$1 Billion In Unwanted Dollar Coins Lurk In Government Bunkers

It’s cost taxpayers an unnecessary $300 million so far, and won’t end until 2016. It’s wildly unpopular with the American public, even though it saves the government money in the long run. It’s taking up comical amounts of space in secure federal government vaults. What is it? The United States Mint’s series of dollar coins featuring the faces of all 44 presidents. Congress meant well when authorizing the program in 2005, but failed to realize that the American public thinks that dollar coins are an icky Canadian affectation. One billion of the coins are currently in hibernation, and at least a billion more coins will be minted but destined for storage.

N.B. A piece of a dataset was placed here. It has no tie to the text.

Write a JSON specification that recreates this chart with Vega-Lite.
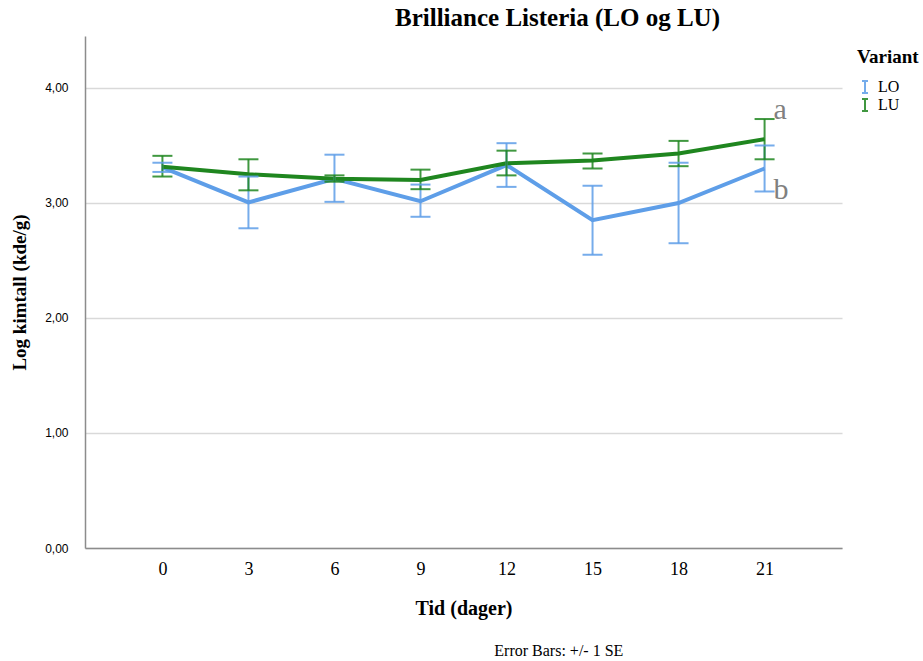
{
  "$schema": "https://vega.github.io/schema/vega-lite/v6.json",
  "background": "white",
  "padding": {"left": 10, "top": 6, "right": 0, "bottom": 0},
  "config": {
    "view": {"stroke": null},
    "font": "Liberation Serif",
    "title": {"font": "Liberation Serif"}
  },
  "title": {"text": "Error Bars: +/- 1 SE", "orient": "bottom", "anchor": "middle", "fontSize": 16, "fontWeight": "normal", "color": "#000000", "offset": 25, "dx": 88},
  "datasets": {
    "stats": [
      {"day": 0, "variant": "LO", "mean": 3.31, "lo": 3.27, "hi": 3.35, "sig": ""},
      {"day": 3, "variant": "LO", "mean": 3.005, "lo": 2.78, "hi": 3.23, "sig": ""},
      {"day": 6, "variant": "LO", "mean": 3.21, "lo": 3.01, "hi": 3.42, "sig": ""},
      {"day": 9, "variant": "LO", "mean": 3.015, "lo": 2.88, "hi": 3.16, "sig": ""},
      {"day": 12, "variant": "LO", "mean": 3.33, "lo": 3.14, "hi": 3.52, "sig": ""},
      {"day": 15, "variant": "LO", "mean": 2.85, "lo": 2.55, "hi": 3.15, "sig": ""},
      {"day": 18, "variant": "LO", "mean": 3.0, "lo": 2.65, "hi": 3.35, "sig": ""},
      {"day": 21, "variant": "LO", "mean": 3.3, "lo": 3.1, "hi": 3.5, "sig": "b"},
      {"day": 0, "variant": "LU", "mean": 3.315, "lo": 3.23, "hi": 3.41, "sig": ""},
      {"day": 3, "variant": "LU", "mean": 3.25, "lo": 3.11, "hi": 3.38, "sig": ""},
      {"day": 6, "variant": "LU", "mean": 3.21, "lo": 3.185, "hi": 3.24, "sig": ""},
      {"day": 9, "variant": "LU", "mean": 3.2, "lo": 3.12, "hi": 3.29, "sig": ""},
      {"day": 12, "variant": "LU", "mean": 3.345, "lo": 3.24, "hi": 3.455, "sig": ""},
      {"day": 15, "variant": "LU", "mean": 3.37, "lo": 3.3, "hi": 3.43, "sig": ""},
      {"day": 18, "variant": "LU", "mean": 3.43, "lo": 3.32, "hi": 3.54, "sig": ""},
      {"day": 21, "variant": "LU", "mean": 3.555, "lo": 3.38, "hi": 3.73, "sig": "a"}
    ]
  },
  "vconcat": [
    {
      "width": 757,
      "height": 512,
      "title": {"text": "Brilliance Listeria (LO og LU)", "anchor": "middle", "fontSize": 25, "fontWeight": "bold", "color": "#000000", "offset": 5, "dx": 94},
      "data": {"name": "stats"},
      "encoding": {
        "x": {
          "field": "day", "type": "ordinal",
          "scale": {"type": "point", "padding": 0.9},
          "axis": {
            "title": "Tid (dager)", "titleFont": "Liberation Serif", "titleFontSize": 20, "titleFontWeight": "bold", "titleColor": "#000000", "titlePadding": 20,
            "labelFont": "Liberation Serif", "labelFontSize": 18, "labelColor": "#000000", "labelAngle": 0, "labelPadding": 12,
            "ticks": false, "domainColor": "#8c8c8c", "domainWidth": 1.5, "grid": false
          }
        }
      },
      "layer": [
        {
          "mark": {"type": "line", "strokeWidth": 4, "strokeCap": "butt"},
          "encoding": {
            "y": {
              "field": "mean", "type": "quantitative",
              "scale": {"domain": [0, 4.452], "nice": false, "zero": true},
              "axis": {
                "title": "Log kimtall (kde/g)", "titleFont": "Liberation Serif", "titleFontSize": 19, "titleFontWeight": "bold", "titleColor": "#000000", "titlePadding": 15,
                "values": [0, 1, 2, 3, 4],
                "labelExpr": "replace(format(datum.value, '.2f'), '.', ',')",
                "labelFont": "Liberation Sans", "labelFontSize": 12, "labelColor": "#000000", "labelPadding": 17,
                "ticks": false, "domainColor": "#8c8c8c", "domainWidth": 1.5,
                "grid": true, "gridColor": "#d9d9d9", "gridWidth": 1.5
              }
            },
            "color": {
              "field": "variant", "type": "nominal",
              "scale": {"domain": ["LO", "LU"], "range": ["#5e9ee8", "#1f861f"]},
              "legend": {
                "title": "Variant", "orient": "right", "offset": 3, "padding": 12,
                "titleFont": "Liberation Serif", "titleFontSize": 19, "titleFontWeight": "bold", "titleColor": "#000000", "titlePadding": 12,
                "labelFont": "Liberation Serif", "labelFontSize": 16, "labelColor": "#000000", "labelOffset": 5,
                "symbolType": "M-0.5,-1H0.5M0,-1V1M-0.5,1H0.5", "symbolSize": 144, "symbolStrokeWidth": 2, "symbolFillColor": "transparent",
                "rowPadding": -4
              }
            },
            "detail": {"field": "variant"}
          }
        },
        {
          "mark": {"type": "rule", "strokeWidth": 2, "opacity": 0.85},
          "encoding": {
            "y": {"field": "lo", "type": "quantitative"},
            "y2": {"field": "hi"},
            "color": {"field": "variant", "type": "nominal"}
          }
        },
        {
          "mark": {"type": "tick", "thickness": 2, "size": 20, "opacity": 0.85},
          "encoding": {
            "y": {"field": "lo", "type": "quantitative"},
            "color": {"field": "variant", "type": "nominal"}
          }
        },
        {
          "mark": {"type": "tick", "thickness": 2, "size": 20, "opacity": 0.85},
          "encoding": {
            "y": {"field": "hi", "type": "quantitative"},
            "color": {"field": "variant", "type": "nominal"}
          }
        },
        {
          "transform": [{"filter": "datum.sig == 'a'"}],
          "mark": {"type": "text", "align": "left", "baseline": "alphabetic", "dx": 9, "dy": 0, "fontSize": 30, "font": "Liberation Serif", "color": "#808080"},
          "encoding": {
            "y": {"field": "hi", "type": "quantitative"},
            "text": {"field": "sig"}
          }
        },
        {
          "transform": [{"filter": "datum.sig == 'b'"}],
          "mark": {"type": "text", "align": "left", "baseline": "alphabetic", "dx": 9, "dy": 8, "fontSize": 30, "font": "Liberation Serif", "color": "#808080"},
          "encoding": {
            "y": {"field": "lo", "type": "quantitative"},
            "text": {"field": "sig"}
          }
        }
      ]
    }
  ]
}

NPR investigated the coin program and even got to see one of the vaults, which look like the world’s weirdest warehouse club. Unfortunately, the government can’t chip away at the deficit by paying federal employees in sacks of James K. Polks. The coins in these vaults don’t become currency until the Federal Reserve trucks them to a bank, or someone orders them directly from the Mint. Until then, they’re legally just shiny objects. That nobody wants. In a bunker.

The original idea of the presidential coin program was good: get people interested in the gold-colored coins, and to collect and spend them. Except Americans don’t actually like the coins, and they end up back at our banks and then back at the Federal Reserve.

Have you seen any of the presidential dollar coins in the wild? My car wash gives them as change, along with Sacagawea and Susan B. Anthony dollar coins. We also have two in the cash drawer at the library where I work right now. Otherwise, I never see them. Do you?